When the robot needs to practice (rehearse) what it learned, it picks some of those sketches to review.

  • The Issue: If you just pick sketches randomly, you might end up picking 10 sketches of shoes all sitting in the corner of the room. You forget what shoes look like in the middle of the room or on a table. This is called "localization bias."
  • The LRD Solution: They use Spatial-Diverse Selection.
  • The Analogy: Imagine the robot is a security guard. Instead of looking at 10 cameras all pointed at the front door, it forces itself to look at cameras in the kitchen, the hallway, the backyard, and the ceiling. It picks sketches that cover every corner of the room so it doesn't get confused about where objects are.

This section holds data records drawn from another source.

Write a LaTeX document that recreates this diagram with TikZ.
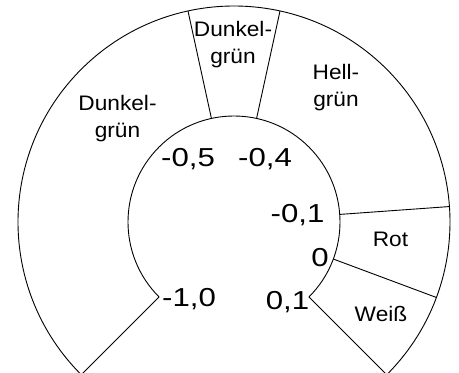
\documentclass[tikz,border=0pt]{standalone}
\usepackage{fontspec}
\setmainfont{Liberation Sans}
\newfontfamily\numfont[FakeStretch=1.2]{Liberation Sans}
\newfontfamily\labfont[FakeStretch=1.08]{Liberation Sans}
\usetikzlibrary{calc}
\tikzset{
  ring/.style={draw=black, line width=0.9pt, line join=miter},
  divider/.style={draw=black, line width=0.9pt},
  lab/.style={inner sep=0pt, align=center, font=\labfont\fontsize{21}{27}\selectfont},
  num/.style={inner sep=0pt, anchor=base, font=\numfont\fontsize{26}{30}\selectfont},
}
\begin{document}
\begin{tikzpicture}[x=1pt,y=1pt]
\useasboundingbox (0,0) rectangle (459,373);
\coordinate (C) at (234,151);
% ring boundary points
\coordinate (i1) at ($(C)+(225:106pt)$);
\coordinate (o1) at ($(C)+(225:216pt)$);
\coordinate (i2) at ($(C)+(-45:106pt)$);
% ring outline
\draw[ring] (i1) -- (o1) arc[start angle=225, end angle=-45, radius=216pt]
  -- (i2) arc[start angle=-45, end angle=225, radius=106pt] -- cycle;
% dividers
\foreach \a/\n in {102.3/a, 77.7/b, 4.1/c, -20.45/d}{
  \coordinate (di\n) at ($(C)+(\a:106pt)$);
  \coordinate (do\n) at ($(C)+(\a:216pt)$);
  \draw[divider] (di\n) -- (do\n);
}
% segment labels
\node[lab] (dg1) at (117.5,254) {Dunkel-\\grün};
\node[lab] (dg2) at (233,328) {Dunkel-\\grün};
\node[lab] (hg) at (336,285) {Hell-\\grün};
\node[lab, anchor=base] (rot) at (390.5,126) {Rot};
\node[lab, anchor=base] (weiss) at (381,51) {Weiß};
% scale numbers
\node[num] (n05) at (188,206) {-0,5};
\node[num] (n04) at (265,206) {-0,4};
\node[num] (n01) at (297.5,150) {-0,1};
\node[num] (n0) at (320,106) {0};
\node[num] (p01) at (287.5,63) {0,1};
\node[num] (n10) at (189,66) {-1,0};
\end{tikzpicture}
\end{document}
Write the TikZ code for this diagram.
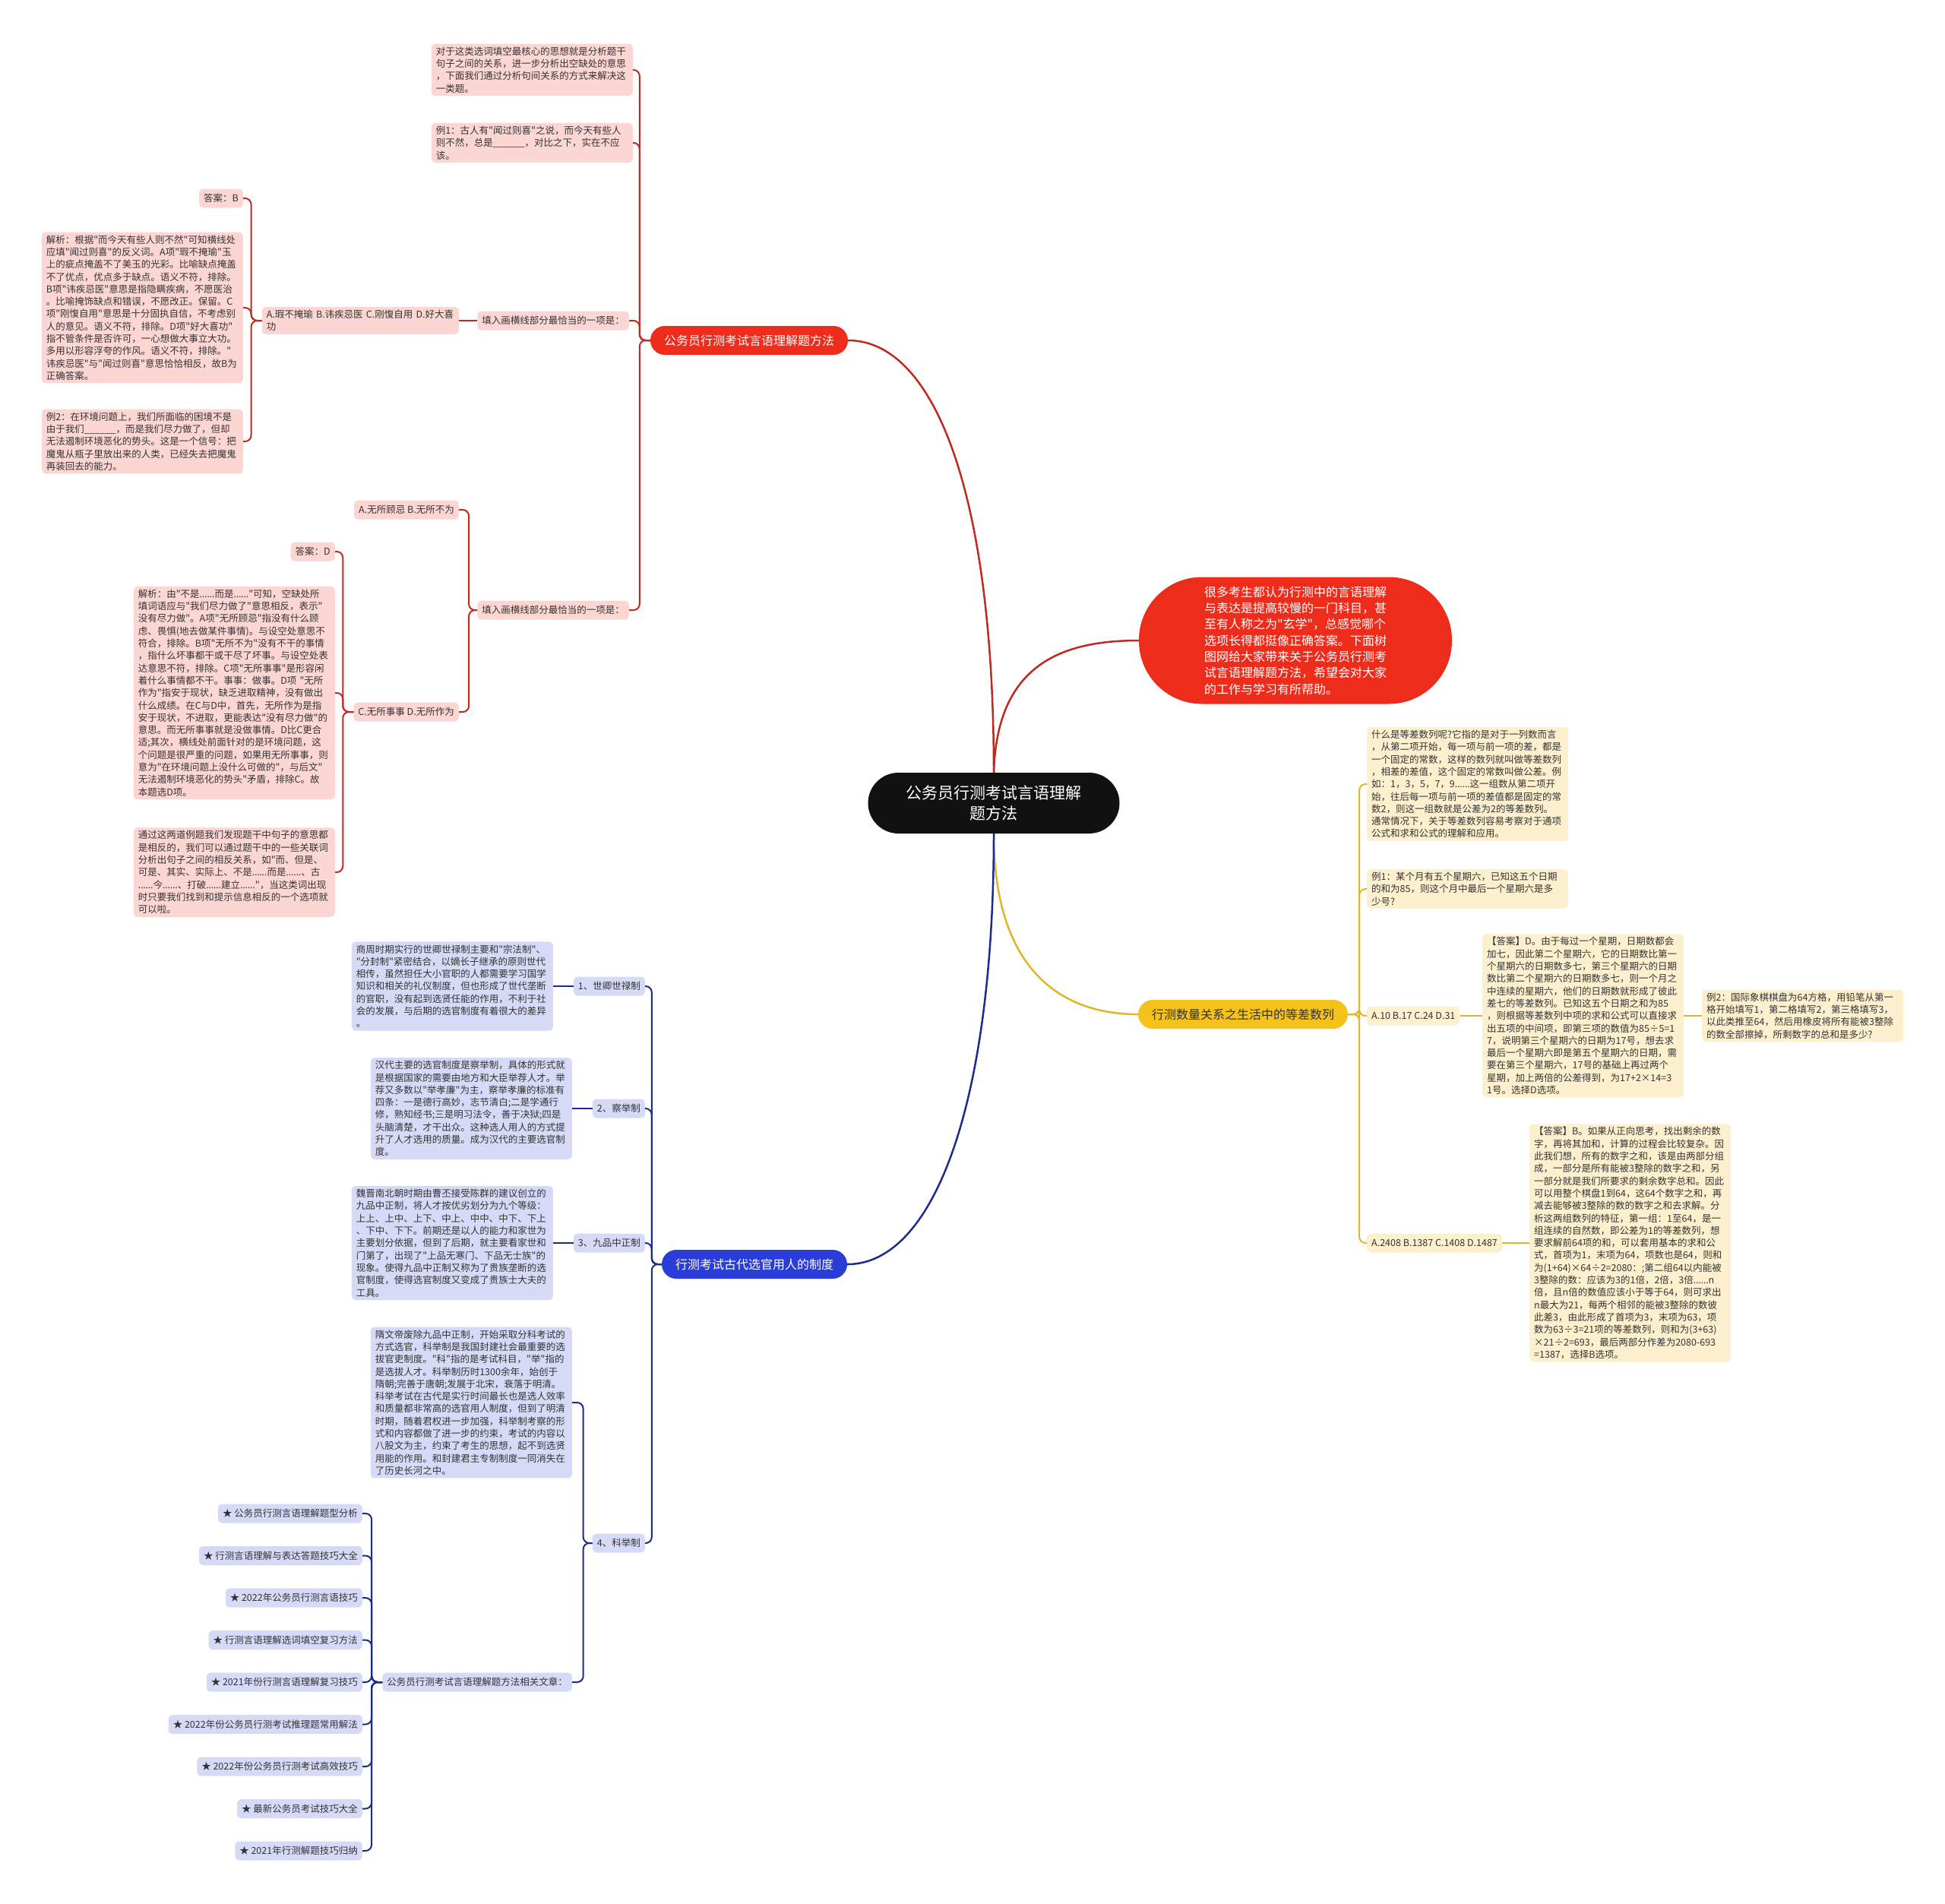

4. The Real-World Test: The "Tiny Brain"

The authors didn't just do this on a powerful computer. They actually put this system on real, tiny microcontrollers (the brains inside smart sensors, industrial robots, and wearable cameras).

  • The Hardware: They tested it on chips like the STM32 and ESP32. These chips have less memory than a basic calculator.
  • The Result: The robot learned new things, didn't forget the old things, and did it all while using very little battery power. It could run a full "school day" of learning in a fraction of a second.

Why Does This Matter?

Before this paper, if you wanted a smart device to learn new things in the real world (like a warehouse robot learning to spot new packages), you had to send the data back to a giant cloud server, retrain the robot, and send it back. This is slow, expensive, and requires internet.

With LRD:

  • The robot can learn on the spot.
  • It fits in tiny, cheap devices.
  • It saves battery life.
  • It never forgets what it learned yesterday.

In short: This paper gave tiny robots a "super-memory" that fits in their pockets, allowing them to grow smarter every day without needing a massive computer in the cloud.